It turns out, and it may well be that the local authority had in mind, that Mr Whyte had made his own application without referring on it to Ms Lomotey. That is not something that was stated in the comments made by Mr Morrisey, but again that matter seems to me entirely peripheral. The critical point, that no application was ever made that Ms Lomotey be accommodated with Mr Whyte, is the central matter. If she had been (or were again to be) specifically asked that question by the Review Panel, whether in writing or orally, it is difficult to see how the Review Panel could have reached any other conclusion than it did.

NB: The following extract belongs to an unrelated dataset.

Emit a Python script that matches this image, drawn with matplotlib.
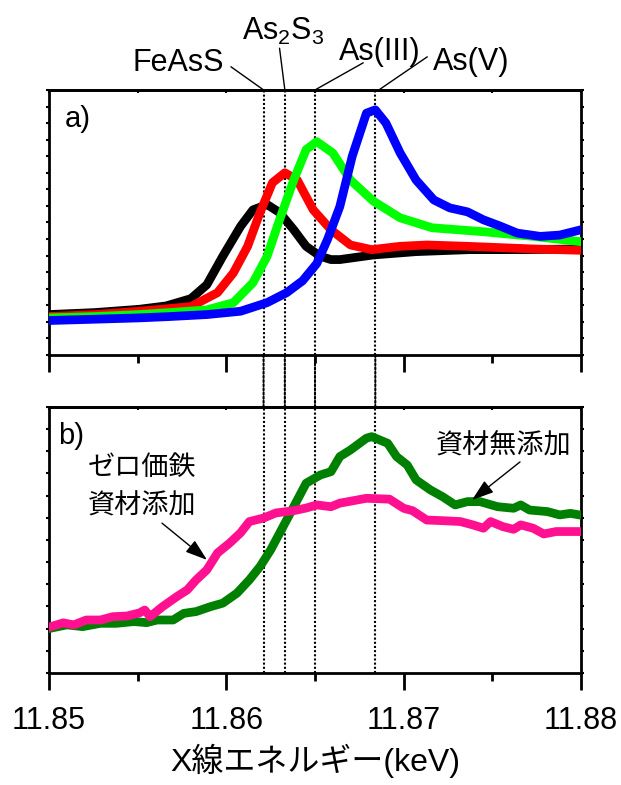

The matter does not rest entirely there because we have been told, as was the judge, that in any event Mr Whyte is now off the scene, to put the matter colloquially. Again it is very difficult in those circumstances to imagine that if, as the judge envisaged, the local authority were to consider the matter again, whether they did so after written submissions or oral submissions from Ms Lomotey, they could come to any different conclusion.
As far as the second matter is concerned, namely the question of collusion, Mr Morrisey in his note on the relevant paragraph in Spicers' letter says this:
"Ms Lomotey until this letter has always maintained that she and her brother mutually agreed for her to take her name off the mortgage in favour of her brother and then for him to issue her with a notice to quit and it suited both of them if the council rehoused her. Her response to LB Enfield that this act contributed to her being intentionally homeless was not to retract her initial statement but consistently to ask what else could she have done."
Again the question of collusion was fully discussed with Ms Lomotey, both at the stage when she made her initial application in November and at the time of the discussion of the pre-intentional letter (as it is called) on 2nd December. The precise detail of exactly what was said is in my judgment again peripheral. The substance of the matter was twice put to her in the clearest terms and her response was made accordingly. She never sought to challenge any of the underlying facts, indeed they all came from her, being matters which were entirely within her own knowledge. The contemporary note of Mr Morrisey in relation to that is that she did not deny that collusion had taken place.
In the case of Hobbs, to which I have already referred, there was an issue not merely as to whether there should have been the opportunity to make oral submissions, but an issue as to whether the critical facts had been put to the applicant. The majority of the court held that they had indeed been put to the applicant. Stuart-Smith LJ, at the top of page 146 of the report, says in terms that the local authority does not have to recall an applicant for a further interview and put matters again to him or her and seek their reaction after that has happened on one occasion.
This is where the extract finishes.